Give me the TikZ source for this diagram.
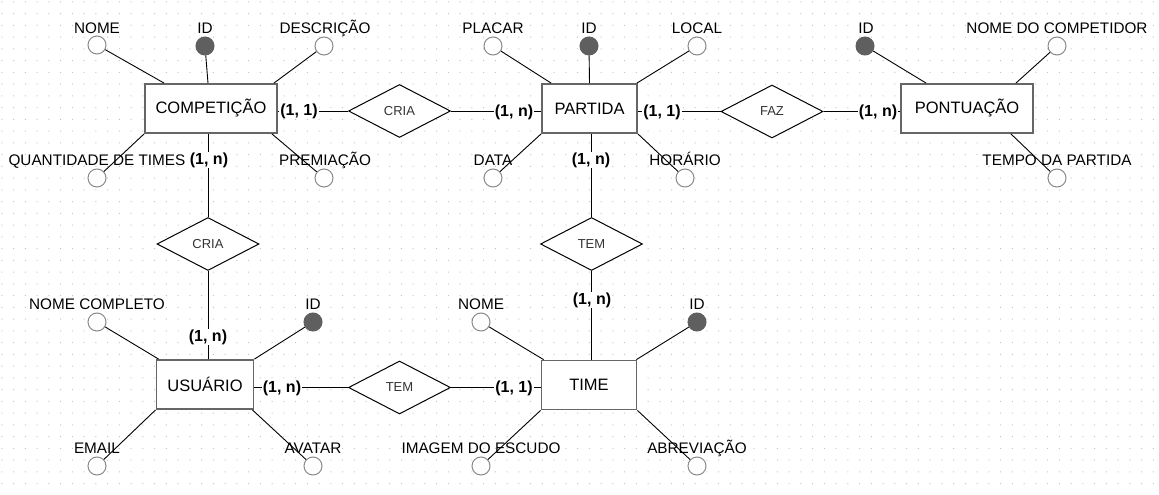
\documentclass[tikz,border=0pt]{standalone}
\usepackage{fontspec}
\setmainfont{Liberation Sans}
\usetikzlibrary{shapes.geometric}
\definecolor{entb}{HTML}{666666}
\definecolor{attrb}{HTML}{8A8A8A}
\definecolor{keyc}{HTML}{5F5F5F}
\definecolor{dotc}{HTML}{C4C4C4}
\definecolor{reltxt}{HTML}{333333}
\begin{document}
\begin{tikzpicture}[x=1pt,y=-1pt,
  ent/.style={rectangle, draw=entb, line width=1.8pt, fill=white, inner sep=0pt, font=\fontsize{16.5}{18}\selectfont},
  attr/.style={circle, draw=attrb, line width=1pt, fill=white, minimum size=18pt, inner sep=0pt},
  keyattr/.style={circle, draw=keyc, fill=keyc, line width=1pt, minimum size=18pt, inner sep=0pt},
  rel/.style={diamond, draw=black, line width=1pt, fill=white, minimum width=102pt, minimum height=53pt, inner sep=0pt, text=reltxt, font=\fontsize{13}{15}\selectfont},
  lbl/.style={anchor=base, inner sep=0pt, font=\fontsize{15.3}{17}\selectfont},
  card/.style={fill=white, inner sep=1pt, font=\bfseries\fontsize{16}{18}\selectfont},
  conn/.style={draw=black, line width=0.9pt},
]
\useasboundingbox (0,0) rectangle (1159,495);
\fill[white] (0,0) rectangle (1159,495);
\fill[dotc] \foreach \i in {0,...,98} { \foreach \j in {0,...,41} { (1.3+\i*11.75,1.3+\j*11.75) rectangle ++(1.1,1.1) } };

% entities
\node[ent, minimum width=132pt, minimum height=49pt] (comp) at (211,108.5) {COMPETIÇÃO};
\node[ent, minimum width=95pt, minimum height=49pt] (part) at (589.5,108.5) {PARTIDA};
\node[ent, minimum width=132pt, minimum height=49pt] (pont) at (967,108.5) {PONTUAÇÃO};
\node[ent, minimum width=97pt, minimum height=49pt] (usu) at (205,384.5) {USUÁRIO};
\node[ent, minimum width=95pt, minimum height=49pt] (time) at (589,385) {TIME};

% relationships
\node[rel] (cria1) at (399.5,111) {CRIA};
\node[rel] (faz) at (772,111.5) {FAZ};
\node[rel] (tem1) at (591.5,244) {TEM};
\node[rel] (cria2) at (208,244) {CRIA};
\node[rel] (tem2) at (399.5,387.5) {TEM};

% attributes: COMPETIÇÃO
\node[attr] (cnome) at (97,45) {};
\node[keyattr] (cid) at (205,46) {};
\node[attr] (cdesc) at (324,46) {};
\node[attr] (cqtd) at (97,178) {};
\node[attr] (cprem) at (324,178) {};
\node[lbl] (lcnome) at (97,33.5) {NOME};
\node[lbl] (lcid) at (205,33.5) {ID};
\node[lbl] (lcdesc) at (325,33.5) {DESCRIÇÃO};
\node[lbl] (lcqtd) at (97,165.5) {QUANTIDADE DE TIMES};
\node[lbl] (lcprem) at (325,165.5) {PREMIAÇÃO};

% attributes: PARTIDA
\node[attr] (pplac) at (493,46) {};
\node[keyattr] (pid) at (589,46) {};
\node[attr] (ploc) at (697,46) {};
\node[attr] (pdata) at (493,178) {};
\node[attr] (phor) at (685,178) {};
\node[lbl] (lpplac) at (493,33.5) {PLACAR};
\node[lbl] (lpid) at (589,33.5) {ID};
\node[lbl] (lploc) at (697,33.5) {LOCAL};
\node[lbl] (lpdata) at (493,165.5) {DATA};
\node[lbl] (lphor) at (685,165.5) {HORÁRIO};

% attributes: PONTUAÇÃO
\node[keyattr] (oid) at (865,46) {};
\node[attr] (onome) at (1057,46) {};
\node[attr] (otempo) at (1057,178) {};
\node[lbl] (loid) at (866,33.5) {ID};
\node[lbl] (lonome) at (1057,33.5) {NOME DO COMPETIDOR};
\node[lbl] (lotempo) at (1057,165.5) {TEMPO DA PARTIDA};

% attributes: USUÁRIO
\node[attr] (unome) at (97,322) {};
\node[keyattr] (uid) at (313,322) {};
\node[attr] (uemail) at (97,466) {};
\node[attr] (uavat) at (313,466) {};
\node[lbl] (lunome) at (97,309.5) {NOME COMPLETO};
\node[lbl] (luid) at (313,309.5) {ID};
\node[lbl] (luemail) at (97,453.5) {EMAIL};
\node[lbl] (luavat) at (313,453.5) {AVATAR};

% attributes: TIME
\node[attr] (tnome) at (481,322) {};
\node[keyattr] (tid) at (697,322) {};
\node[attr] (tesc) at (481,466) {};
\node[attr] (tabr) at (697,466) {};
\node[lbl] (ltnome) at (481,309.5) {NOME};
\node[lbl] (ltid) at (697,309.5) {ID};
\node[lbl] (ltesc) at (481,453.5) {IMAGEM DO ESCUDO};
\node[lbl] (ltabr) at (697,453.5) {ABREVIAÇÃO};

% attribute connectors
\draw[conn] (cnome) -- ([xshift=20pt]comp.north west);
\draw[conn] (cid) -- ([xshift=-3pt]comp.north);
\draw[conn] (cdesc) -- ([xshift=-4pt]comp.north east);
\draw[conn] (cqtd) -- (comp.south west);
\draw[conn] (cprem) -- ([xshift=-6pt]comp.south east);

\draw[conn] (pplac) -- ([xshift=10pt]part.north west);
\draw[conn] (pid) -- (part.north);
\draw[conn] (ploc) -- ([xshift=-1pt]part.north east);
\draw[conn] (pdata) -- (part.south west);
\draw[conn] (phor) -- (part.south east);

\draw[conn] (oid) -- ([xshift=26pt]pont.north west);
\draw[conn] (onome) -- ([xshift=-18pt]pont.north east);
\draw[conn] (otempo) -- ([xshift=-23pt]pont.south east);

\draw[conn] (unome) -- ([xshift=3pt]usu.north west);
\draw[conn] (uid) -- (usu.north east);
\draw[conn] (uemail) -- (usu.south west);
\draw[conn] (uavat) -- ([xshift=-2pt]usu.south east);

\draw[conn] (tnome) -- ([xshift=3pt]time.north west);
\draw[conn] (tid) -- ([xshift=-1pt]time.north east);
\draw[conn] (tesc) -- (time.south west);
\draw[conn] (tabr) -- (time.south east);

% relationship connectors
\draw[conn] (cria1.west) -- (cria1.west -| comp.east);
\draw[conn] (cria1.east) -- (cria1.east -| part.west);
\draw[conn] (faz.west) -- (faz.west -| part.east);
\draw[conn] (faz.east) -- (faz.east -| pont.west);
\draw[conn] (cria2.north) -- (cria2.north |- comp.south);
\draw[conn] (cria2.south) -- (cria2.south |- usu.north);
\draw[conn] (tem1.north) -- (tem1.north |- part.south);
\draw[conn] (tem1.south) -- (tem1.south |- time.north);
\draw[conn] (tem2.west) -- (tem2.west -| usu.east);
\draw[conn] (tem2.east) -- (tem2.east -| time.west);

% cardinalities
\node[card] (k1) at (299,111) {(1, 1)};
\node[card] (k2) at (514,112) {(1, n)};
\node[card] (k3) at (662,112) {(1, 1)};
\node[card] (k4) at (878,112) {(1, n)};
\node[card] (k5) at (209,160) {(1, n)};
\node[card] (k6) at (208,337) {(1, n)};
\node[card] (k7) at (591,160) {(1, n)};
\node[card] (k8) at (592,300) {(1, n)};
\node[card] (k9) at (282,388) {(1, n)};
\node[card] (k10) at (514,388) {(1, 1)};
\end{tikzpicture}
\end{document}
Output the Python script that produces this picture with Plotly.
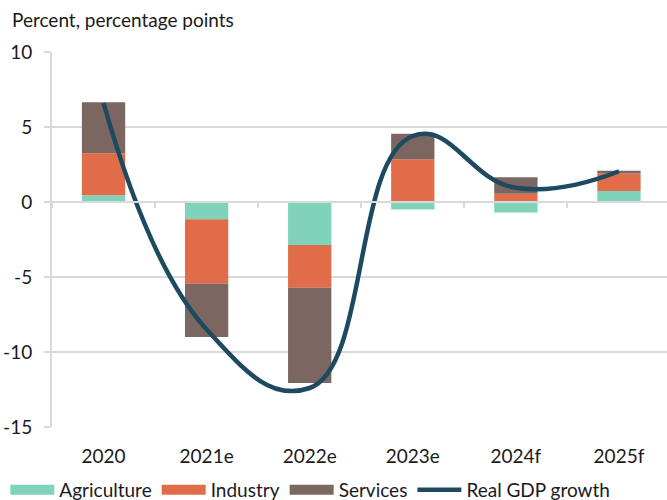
------------
| Direction |
Give again, word for word, every line from the top of the data above to the line holding "(1.3+\i*11.75,1.3+\j*11.75) rectangle ++(1.1,1.1)", inclusive, with the pictures left out.

| Finished task |
Give me the TikZ source for this diagram.
\documentclass[tikz,border=0pt]{standalone}
\usepackage{fontspec}
\setmainfont{Liberation Sans}
\usetikzlibrary{shapes.geometric}
\definecolor{entb}{HTML}{666666}
\definecolor{attrb}{HTML}{8A8A8A}
\definecolor{keyc}{HTML}{5F5F5F}
\definecolor{dotc}{HTML}{C4C4C4}
\definecolor{reltxt}{HTML}{333333}
\begin{document}
\begin{tikzpicture}[x=1pt,y=-1pt,
  ent/.style={rectangle, draw=entb, line width=1.8pt, fill=white, inner sep=0pt, font=\fontsize{16.5}{18}\selectfont},
  attr/.style={circle, draw=attrb, line width=1pt, fill=white, minimum size=18pt, inner sep=0pt},
  keyattr/.style={circle, draw=keyc, fill=keyc, line width=1pt, minimum size=18pt, inner sep=0pt},
  rel/.style={diamond, draw=black, line width=1pt, fill=white, minimum width=102pt, minimum height=53pt, inner sep=0pt, text=reltxt, font=\fontsize{13}{15}\selectfont},
  lbl/.style={anchor=base, inner sep=0pt, font=\fontsize{15.3}{17}\selectfont},
  card/.style={fill=white, inner sep=1pt, font=\bfseries\fontsize{16}{18}\selectfont},
  conn/.style={draw=black, line width=0.9pt},
]
\useasboundingbox (0,0) rectangle (1159,495);
\fill[white] (0,0) rectangle (1159,495);
\fill[dotc] \foreach \i in {0,...,98} { \foreach \j in {0,...,41} { (1.3+\i*11.75,1.3+\j*11.75) rectangle ++(1.1,1.1) } };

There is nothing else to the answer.